В контексте настоящей работы, особенно интересной представляется одна из наиболее существенных особенностей современной французской школы в исследовании международных отношении. Дело в том, что каждое из рассмотренных выше теоретических течений – идеализм и политический реализм, модернизм и транснационализм, марксизм и неомарксизм – существуют и во Франции. В то же время они преломляются здесь в принесших наибольшую известность французской школе работах историко-социологического направления, которые наложили свой отпечаток на всю науку о международных отношениях в этой стране. Влияние историко-социологического подхода ощущается в трудах историков и юристов, философов и политологов, экономистов и географов, занимающихся проблемами международных отношений. Как отмечают отечественные специалисты, на формирование основных методологических принципов, характерных для французской теоретической школы международных отношений, оказали влияние учения философской, социологической и исторической мысли Франции конца XIX – начала XX вежа, и прежде всего позитивизм Конта. Именно в них следует искать такие черты французских теорий международных отношений, как внимание к структуре общественной жизни, определенный историзм, преобладание сравнительно-исторического метода и определенный скептицизм относительно математических приемов исследования.
В то же время в работах тех или иных конкретных авторов указанные черты модифицируются в зависимости от сложившихся уже в XX веке двух основных течений социологической мысли. Одно из них опирается на теоретическое наследие Э. Дюркгейма, второе исходит из методологических принципов, сформулированных М. Вебером. Каждый из этих подходов с предельной четкостью формулируется такими крупными представителями двух линий во французской социологии международных отношений, какими являются, например, Раймон Арон и Гастон Бутуль.

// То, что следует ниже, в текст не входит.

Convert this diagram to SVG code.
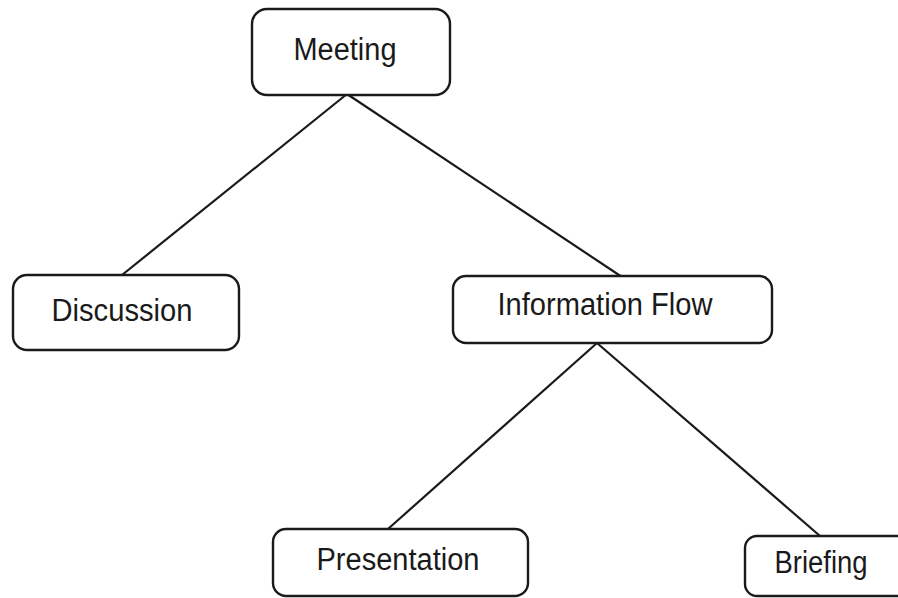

«Социология Дюркгейма, – пишет Р. Арон в своих мемуарах, – не затрагивала во мне ни метафизика, которым я стремился стать, ни читателя Пруста, желающего понять трагедию и комедию людей, живущих в обществе». «Неодюркгеймизм», утверждал он, представляет собой нечто вроде марксизма наоборот: если последний описывает классовое общество в терминах всесилия господствующей идеологии и принижает роль морального авторитета, то первый рассчитывает придать морали утраченное ею превосходство над умами. Однако отрицание наличия в обществе господствующей идеологии – это такая же утопия, как и идеологизация общества. Разные классы не могут разделять одни и те же ценности, как тоталитарное и либеральное общества не могут иметь одну и ту же теорию. Вебер же, напротив, привлекал Арона тем, что объективируя социальную действительность, он не «овеществлял» ее, не игнорировал рациональности, которую люди придают своей практической деятельности и своим институтам. Арон указывает на три причины своей приверженности веберовскому подходу: свойственное М. Веберу утверждение об имманентности смысла социальной реальности, близость к политике и забота об эпистемологии, характерная для общественных наук. Центральное для веберовской мысли колебание между множеством правдоподобных интерпретаций и единственно верным объяснением того или иного социального феномена стало основой и для ароновского взгляда на действительность, пронизанного скептицизмом и критикой нормативизма в понимании общественных – в том числе и международных – отношений.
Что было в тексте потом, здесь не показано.